Open the grid-example.yaml file and edit it, changing .metadata.namespace to your own. Note that here we also disable Istio sidecar using sidecar.istio.io/inject: "false", under .spec.trialTemplate.trialSpec.spec.template.metadata.annotations.

Open Kubeflow on vSphere UI in your browswer, go to Experiments (AutoML) on the left panel, and select New Experiment.

../_images/user-guide-katib-experiment.png

Click the link labelled Edit and submit YAML at the bottom, and paste the content of the file grid-example.yaml you just saved and edited. Then click CREATE.

../_images/user-guide-katib-createExperiment.png

Once the experiment is created and submitted, in the Katib dashboard under Experiment (AutoML), you see the experiment starts running. To inspect the experiment for more details, click on the experiment.

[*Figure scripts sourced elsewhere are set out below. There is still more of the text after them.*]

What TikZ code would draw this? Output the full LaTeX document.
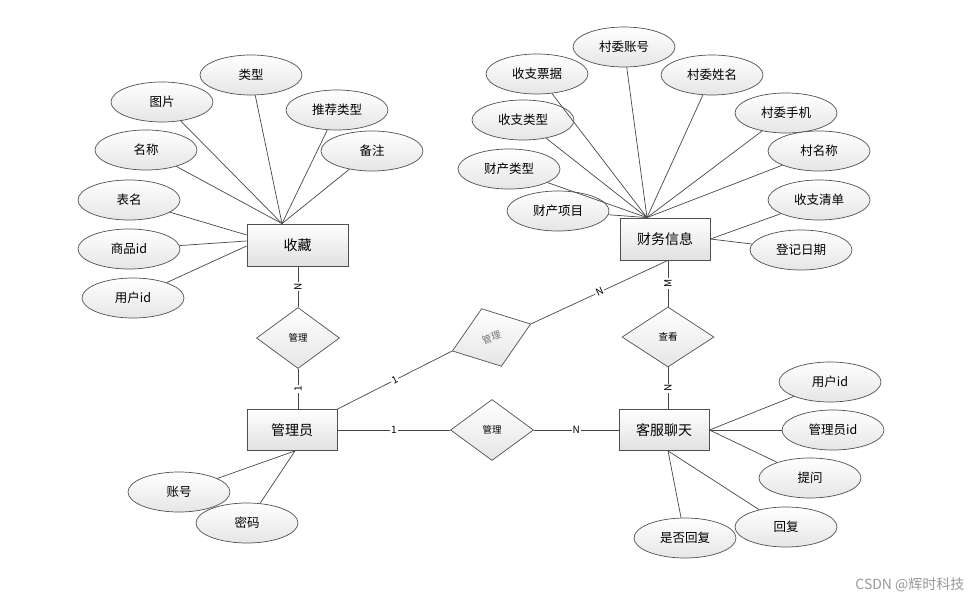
\documentclass[tikz,border=0pt]{standalone}
\usepackage{fontspec}
\setmainfont{Noto Sans CJK SC}
\usepackage{tikz}
\usetikzlibrary{calc,
  positioning,
  shapes,
  shapes.geometric
}
\definecolor{edgegray}{RGB}{80,80,80}
\definecolor{linegray}{RGB}{70,70,70}
\newcommand{\attrfont}{\fontsize{12.5}{14}\selectfont}
\newcommand{\entfont}{\fontsize{14}{16}\selectfont}
\newcommand{\relfont}{\fontsize{9.5}{11}\selectfont}
\newcommand{\cardfont}{\fontsize{10}{11}\selectfont}
\tikzstyle{attr} = [ellipse, draw=edgegray, line width=0.7pt,
  top color=white, bottom color=black!10, minimum width=102pt,
  minimum height=40pt, inner sep=0pt, font=\attrfont]
\tikzstyle{entity} = [rectangle, draw=edgegray, line width=0.8pt,
  top color=white, bottom color=black!12, minimum width=90pt,
  minimum height=41pt, inner sep=0pt, font=\entfont]
\tikzstyle{rel} = [diamond, draw=edgegray, line width=0.7pt,
  top color=white, bottom color=black!10, minimum width=83pt,
  minimum height=61pt, inner sep=0pt, font=\relfont]
\tikzstyle{link} = [draw=linegray, line width=0.7pt]
\tikzstyle{card} = [fill=white, inner sep=1pt, font=\cardfont]

\begin{document}
\begin{tikzpicture}[x=1pt, y=-1pt]
  \useasboundingbox (0, 0) rectangle (974, 604);

  % 收藏
  \node[entity, minimum width=101pt, minimum height=42pt] (sc) at (297.5, 245) {收藏};
  \coordinate (sctop) at ([xshift=-15.5pt]sc.north);
  \node[attr] (sc-img) at (162, 102) {图片};
  \node[attr] (sc-type) at (251, 75) {类型};
  \node[attr] (sc-rec) at (337, 110) {推荐类型};
  \node[attr] (sc-name) at (146, 150) {名称};
  \node[attr] (sc-note) at (372, 151) {备注};
  \node[attr] (sc-tab) at (129, 200) {表名};
  \node[attr] (sc-gid) at (129, 249) {商品id};
  \node[attr] (sc-uid) at (133, 298) {用户id};
  \foreach \a in {sc-img, sc-type, sc-rec, sc-name, sc-note} {
    \draw[link] (\a) -- (sctop);
  }
  \draw[link] (sc-tab) -- ([yshift=10pt]sc.west);
  \draw[link] (sc-gid) -- ([yshift=4pt]sc.west);
  \draw[link] (sc-uid) -- ([yshift=-1pt]sc.west);

  % 财务信息
  \node[entity, minimum height=42pt] (cw) at (665, 239) {财务信息};
  \coordinate (cwtop) at ([xshift=-18pt]cw.north);
  \node[attr] (cw-acc) at (624, 47) {村委账号};
  \node[attr] (cw-bill) at (537, 74) {收支票据};
  \node[attr] (cw-name) at (712, 75) {村委姓名};
  \node[attr] (cw-type) at (523, 120) {收支类型};
  \node[attr] (cw-tel) at (786, 113) {村委手机};
  \node[attr] (cw-ptype) at (509, 169) {财产类型};
  \node[attr] (cw-vil) at (819, 151) {村名称};
  \node[attr] (cw-item) at (558, 211) {财产项目};
  \node[attr] (cw-list) at (819, 200) {收支清单};
  \node[attr] (cw-date) at (801, 250) {登记日期};
  \foreach \a in {cw-acc, cw-bill, cw-name, cw-type, cw-tel, cw-ptype, cw-vil, cw-item} {
    \draw[link] (\a) -- (cwtop);
  }
  \draw[link] (cw-list) -- (cw.east);
  \draw[link] (cw-date) -- (cw.east);

  % 管理员
  \node[entity] (gly) at (292, 430) {管理员};
  \node[attr] (gly-acc) at (179, 492) {账号};
  \node[attr] (gly-pwd) at (247, 523) {密码};
  \draw[link] (gly-acc) -- ([xshift=3pt]gly.south);
  \draw[link] (gly-pwd) -- ([xshift=3pt]gly.south);

  % 客服聊天
  \node[entity] (kf) at (664, 430) {客服聊天};
  \node[attr] (kf-uid) at (830, 382) {用户id};
  \node[attr] (kf-aid) at (833, 430) {管理员id};
  \node[attr] (kf-ask) at (810, 478) {提问};
  \node[attr] (kf-ans) at (786, 527) {回复};
  \node[attr] (kf-done) at (685, 538) {是否回复};
  \foreach \a in {kf-uid, kf-aid, kf-ask} {
    \draw[link] (\a) -- (kf.east);
  }

  % relations
  \node[rel] (rel-sc) at (298, 338) {管理};
  \node[rel, rotate=19, text=black!55] (rel-cw) at (491.5, 337.5) {管理};
  \node[rel] (rel-kf) at (492, 430) {管理};
  \node[rel, minimum width=92pt, minimum height=60pt] (rel-ck) at (668, 337) {查看};
  \coordinate (cwbot) at (rel-ck.north |- cw.south);
  \coordinate (kfbot) at (rel-ck.south |- kf.south);
  \draw[link] (kf-done) -- (kfbot);
  \draw[link] (kf-ans) -- (kfbot);

  \draw[link] (sc.south -| rel-sc.north) -- node[card, rotate=90] {N} (rel-sc.north);
  \draw[link] (rel-sc.south) -- node[card, rotate=90] {1} (rel-sc.south |- gly.north);
  \draw[link] (gly.north east) -- node[card, sloped] {1} (rel-cw.west);
  \draw[link] (rel-cw.east) -- node[card, sloped] {N} (cwbot);
  \draw[link] (gly.east) -- node[card] {1} (rel-kf.west);
  \draw[link] (rel-kf.east) -- node[card] {N} (kf.west);
  \draw[link] (cwbot) -- node[card, rotate=90] {M} (rel-ck.north);
  \draw[link] (rel-ck.south) -- node[card, rotate=90] {N} (kfbot |- kf.north);

  % watermark
  \node[text=black!40, font=\fontsize{14}{16}\selectfont, anchor=east] (mark) at (968, 585) {CSDN @辉时科技};
\end{tikzpicture}
\end{document}
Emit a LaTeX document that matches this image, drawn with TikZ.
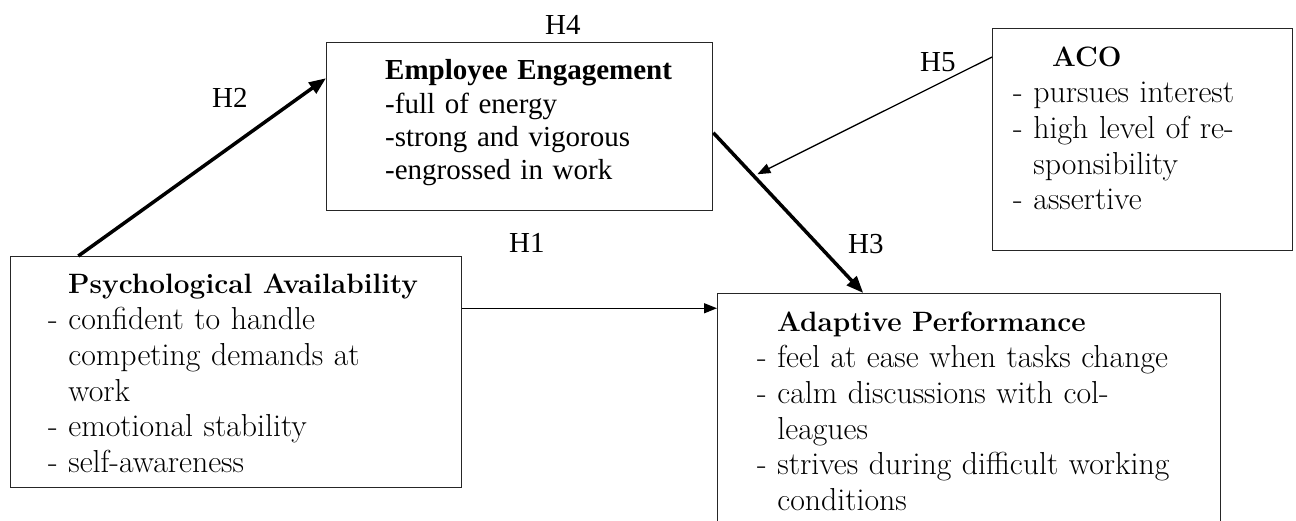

../_images/user-guide-katib-dashboard.png

In the Experiment Details view, you can see how your experiment is progressing, such as information of each running trial, the experiment’s YAML file, and a plot recording parameters and metrics related to your experiment.

../_images/user-guide-katib-dashboard2.png ../_images/user-guide-katib-details.png

The experiment keeps running until the objective you set in the YAML file gets realized, or it’s timed out. In this example, when the experiment finishes, you see the recommended hyperparameters information, as well as the results of all trial and the optimal metrics.

../_images/user-guide-katib-dashboardSuccess.png ../_images/user-guide-katib-result.png

Note

The experiment takes some time to finish, from about 30 minutes to 2 hours.